--- Data to process ---
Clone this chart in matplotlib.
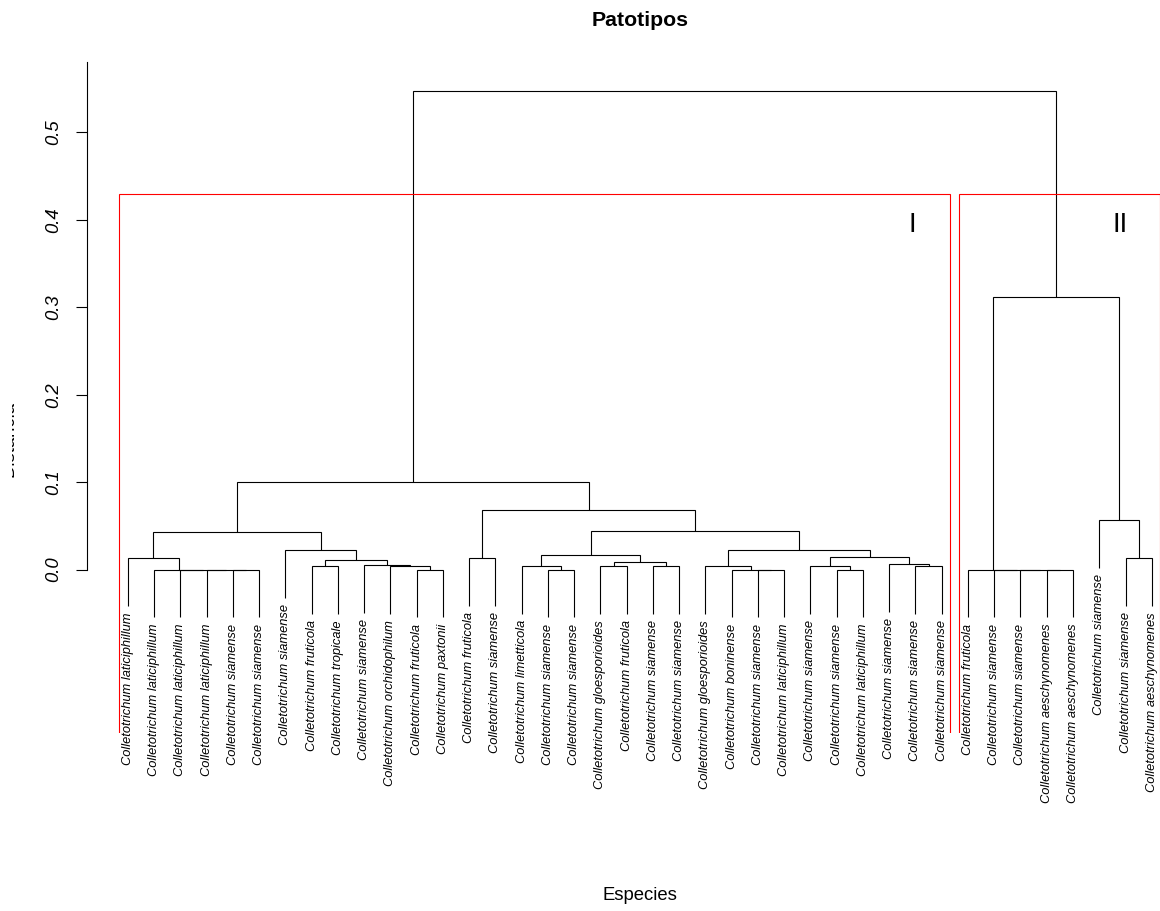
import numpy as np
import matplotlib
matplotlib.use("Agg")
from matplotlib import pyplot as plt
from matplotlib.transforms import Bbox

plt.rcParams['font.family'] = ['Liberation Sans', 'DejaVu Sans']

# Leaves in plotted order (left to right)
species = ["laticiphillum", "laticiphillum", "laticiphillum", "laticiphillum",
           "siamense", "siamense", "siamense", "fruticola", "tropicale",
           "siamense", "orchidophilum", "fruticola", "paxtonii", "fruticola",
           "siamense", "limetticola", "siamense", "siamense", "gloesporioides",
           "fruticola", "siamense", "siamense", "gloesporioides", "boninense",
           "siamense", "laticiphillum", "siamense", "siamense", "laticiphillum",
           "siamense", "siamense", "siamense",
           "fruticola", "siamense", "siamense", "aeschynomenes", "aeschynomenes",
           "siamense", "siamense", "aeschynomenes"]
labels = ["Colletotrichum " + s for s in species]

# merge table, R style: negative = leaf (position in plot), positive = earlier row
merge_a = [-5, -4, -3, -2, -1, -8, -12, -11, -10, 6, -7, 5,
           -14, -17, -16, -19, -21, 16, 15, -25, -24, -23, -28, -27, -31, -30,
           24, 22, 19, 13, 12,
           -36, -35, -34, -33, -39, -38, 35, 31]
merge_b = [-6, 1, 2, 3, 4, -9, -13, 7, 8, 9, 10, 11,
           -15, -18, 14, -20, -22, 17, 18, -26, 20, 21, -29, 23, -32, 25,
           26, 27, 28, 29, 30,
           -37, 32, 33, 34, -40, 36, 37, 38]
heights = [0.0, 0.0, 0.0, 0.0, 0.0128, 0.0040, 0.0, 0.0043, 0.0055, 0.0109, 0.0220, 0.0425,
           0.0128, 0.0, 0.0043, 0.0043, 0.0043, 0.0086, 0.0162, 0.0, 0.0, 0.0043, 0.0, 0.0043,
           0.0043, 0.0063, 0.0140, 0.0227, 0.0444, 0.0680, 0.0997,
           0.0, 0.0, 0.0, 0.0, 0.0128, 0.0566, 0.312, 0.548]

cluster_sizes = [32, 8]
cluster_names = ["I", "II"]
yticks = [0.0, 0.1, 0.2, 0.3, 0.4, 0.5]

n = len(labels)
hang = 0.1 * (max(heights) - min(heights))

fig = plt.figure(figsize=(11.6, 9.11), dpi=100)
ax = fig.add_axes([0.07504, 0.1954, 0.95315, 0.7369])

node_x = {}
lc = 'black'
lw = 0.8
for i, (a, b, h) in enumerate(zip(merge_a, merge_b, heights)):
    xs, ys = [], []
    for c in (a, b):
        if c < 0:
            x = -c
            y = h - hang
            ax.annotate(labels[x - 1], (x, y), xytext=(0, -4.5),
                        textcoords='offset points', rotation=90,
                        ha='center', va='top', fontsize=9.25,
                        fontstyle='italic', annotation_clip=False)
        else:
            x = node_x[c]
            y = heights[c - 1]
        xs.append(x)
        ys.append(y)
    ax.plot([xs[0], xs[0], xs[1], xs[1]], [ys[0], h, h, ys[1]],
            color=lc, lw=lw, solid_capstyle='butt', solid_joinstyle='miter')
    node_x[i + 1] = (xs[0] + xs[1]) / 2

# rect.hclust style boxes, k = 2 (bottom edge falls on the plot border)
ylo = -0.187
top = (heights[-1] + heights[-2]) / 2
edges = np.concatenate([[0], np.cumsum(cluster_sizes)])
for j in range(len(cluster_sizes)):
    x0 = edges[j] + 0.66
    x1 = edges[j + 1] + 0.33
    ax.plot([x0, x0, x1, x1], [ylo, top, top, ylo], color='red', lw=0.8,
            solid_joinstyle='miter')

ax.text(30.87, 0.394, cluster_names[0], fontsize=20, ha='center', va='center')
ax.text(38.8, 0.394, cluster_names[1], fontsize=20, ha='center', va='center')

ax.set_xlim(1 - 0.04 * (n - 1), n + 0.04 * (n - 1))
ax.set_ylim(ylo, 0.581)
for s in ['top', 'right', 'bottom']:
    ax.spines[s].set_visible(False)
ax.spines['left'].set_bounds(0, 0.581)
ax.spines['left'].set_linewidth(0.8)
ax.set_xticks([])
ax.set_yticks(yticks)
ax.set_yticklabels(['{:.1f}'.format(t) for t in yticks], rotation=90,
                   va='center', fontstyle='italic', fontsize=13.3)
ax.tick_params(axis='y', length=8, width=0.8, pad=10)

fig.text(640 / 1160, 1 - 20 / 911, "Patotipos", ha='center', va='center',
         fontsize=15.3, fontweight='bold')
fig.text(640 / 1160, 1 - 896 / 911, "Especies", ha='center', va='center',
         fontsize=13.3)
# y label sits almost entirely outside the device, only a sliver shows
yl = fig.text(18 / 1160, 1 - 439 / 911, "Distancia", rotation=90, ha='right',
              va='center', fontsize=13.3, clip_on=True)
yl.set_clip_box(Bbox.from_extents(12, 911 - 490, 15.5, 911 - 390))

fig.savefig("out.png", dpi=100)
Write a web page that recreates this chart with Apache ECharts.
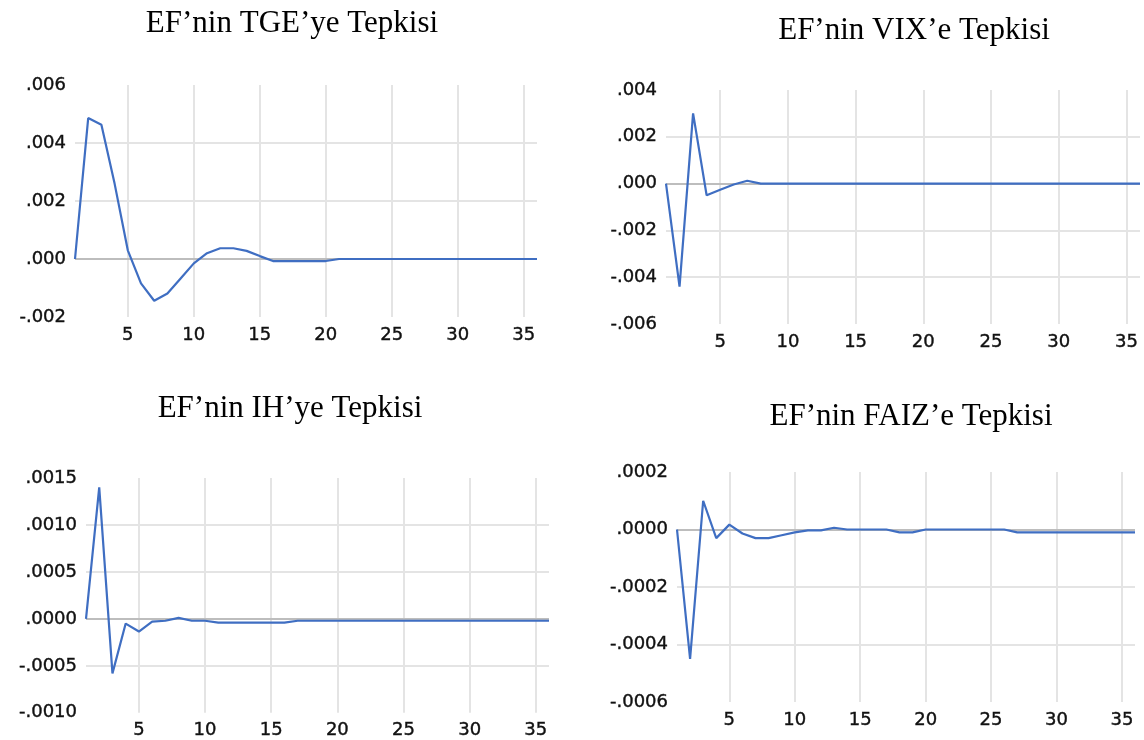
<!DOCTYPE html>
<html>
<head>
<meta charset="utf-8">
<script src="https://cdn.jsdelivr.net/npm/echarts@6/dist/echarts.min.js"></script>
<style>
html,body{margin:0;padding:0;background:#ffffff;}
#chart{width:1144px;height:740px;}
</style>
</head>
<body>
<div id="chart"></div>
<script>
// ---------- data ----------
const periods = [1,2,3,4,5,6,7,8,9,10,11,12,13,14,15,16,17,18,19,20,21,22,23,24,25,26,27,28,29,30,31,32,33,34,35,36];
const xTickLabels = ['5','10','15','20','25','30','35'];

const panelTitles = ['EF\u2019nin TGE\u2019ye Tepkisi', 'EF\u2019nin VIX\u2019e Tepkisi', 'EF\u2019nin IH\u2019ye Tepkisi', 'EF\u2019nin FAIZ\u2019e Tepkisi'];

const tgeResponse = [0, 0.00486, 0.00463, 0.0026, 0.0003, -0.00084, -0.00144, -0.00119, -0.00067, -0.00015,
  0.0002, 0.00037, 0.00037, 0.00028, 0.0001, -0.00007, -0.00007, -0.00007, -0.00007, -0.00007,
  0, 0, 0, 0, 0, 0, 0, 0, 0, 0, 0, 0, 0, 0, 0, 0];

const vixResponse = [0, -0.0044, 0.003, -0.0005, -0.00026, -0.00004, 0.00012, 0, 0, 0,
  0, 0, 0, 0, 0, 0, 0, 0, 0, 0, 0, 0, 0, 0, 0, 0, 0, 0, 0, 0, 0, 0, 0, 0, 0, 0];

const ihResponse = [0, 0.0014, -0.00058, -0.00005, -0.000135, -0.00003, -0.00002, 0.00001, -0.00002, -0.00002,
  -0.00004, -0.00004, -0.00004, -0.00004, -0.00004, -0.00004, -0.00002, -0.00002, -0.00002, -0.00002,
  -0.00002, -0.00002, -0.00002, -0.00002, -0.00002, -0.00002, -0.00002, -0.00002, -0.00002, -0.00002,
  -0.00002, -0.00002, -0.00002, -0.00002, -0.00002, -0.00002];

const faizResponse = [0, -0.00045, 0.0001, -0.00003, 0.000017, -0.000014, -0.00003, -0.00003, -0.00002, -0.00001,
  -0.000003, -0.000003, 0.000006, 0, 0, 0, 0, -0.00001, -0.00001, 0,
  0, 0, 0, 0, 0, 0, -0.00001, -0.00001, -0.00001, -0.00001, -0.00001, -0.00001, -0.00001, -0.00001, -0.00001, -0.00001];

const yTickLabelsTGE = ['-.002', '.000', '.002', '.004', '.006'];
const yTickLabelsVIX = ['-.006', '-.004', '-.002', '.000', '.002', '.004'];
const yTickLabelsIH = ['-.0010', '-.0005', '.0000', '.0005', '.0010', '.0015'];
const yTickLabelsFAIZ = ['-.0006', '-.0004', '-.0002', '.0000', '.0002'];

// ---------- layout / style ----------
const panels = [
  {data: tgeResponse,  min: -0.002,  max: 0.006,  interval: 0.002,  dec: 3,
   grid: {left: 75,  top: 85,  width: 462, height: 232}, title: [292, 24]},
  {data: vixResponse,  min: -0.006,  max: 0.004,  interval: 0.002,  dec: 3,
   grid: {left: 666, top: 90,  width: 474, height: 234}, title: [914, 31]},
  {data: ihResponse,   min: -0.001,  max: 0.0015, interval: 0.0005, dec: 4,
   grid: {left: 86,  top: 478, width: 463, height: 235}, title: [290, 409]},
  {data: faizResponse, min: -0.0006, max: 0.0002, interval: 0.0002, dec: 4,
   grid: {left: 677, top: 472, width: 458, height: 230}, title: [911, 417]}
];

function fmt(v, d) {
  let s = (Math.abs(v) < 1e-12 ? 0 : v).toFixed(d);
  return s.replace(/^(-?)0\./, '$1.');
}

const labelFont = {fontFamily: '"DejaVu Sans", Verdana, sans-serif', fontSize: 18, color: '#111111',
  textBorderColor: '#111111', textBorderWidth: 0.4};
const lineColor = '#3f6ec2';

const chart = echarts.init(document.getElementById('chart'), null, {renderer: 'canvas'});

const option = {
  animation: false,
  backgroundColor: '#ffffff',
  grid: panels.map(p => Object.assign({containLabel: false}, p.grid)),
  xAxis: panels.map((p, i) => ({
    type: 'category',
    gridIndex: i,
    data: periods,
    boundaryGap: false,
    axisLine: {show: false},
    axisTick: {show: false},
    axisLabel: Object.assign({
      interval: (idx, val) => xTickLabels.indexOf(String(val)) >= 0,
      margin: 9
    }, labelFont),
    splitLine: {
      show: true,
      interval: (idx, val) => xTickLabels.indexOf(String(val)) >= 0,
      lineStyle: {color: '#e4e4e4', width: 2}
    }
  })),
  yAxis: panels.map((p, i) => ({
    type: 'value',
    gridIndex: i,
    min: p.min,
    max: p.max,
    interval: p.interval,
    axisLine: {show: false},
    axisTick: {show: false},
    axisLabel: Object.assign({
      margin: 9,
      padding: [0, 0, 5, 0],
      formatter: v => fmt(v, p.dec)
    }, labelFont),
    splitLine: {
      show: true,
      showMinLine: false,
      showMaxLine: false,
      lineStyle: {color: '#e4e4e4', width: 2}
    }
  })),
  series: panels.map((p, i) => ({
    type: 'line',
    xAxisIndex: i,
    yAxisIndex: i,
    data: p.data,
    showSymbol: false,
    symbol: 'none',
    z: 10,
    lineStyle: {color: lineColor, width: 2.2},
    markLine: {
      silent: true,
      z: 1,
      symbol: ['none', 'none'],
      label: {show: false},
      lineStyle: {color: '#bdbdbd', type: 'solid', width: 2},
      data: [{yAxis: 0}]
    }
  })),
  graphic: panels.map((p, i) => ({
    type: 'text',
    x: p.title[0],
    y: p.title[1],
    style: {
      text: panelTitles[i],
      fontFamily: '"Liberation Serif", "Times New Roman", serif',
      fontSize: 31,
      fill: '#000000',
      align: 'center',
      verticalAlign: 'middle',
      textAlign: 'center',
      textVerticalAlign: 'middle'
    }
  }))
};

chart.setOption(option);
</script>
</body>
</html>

--- Aim of the task ---
Restate the material word for word from its first line through the line containing "plt.rcParams['font.family'] = ['Liberation", both included; the pictures do not belong in it.

--- Written answer ---
Clone this chart in matplotlib.
import numpy as np
import matplotlib
matplotlib.use("Agg")
from matplotlib import pyplot as plt
from matplotlib.transforms import Bbox

plt.rcParams['font.family'] = ['Liberation Sans', 'DejaVu Sans']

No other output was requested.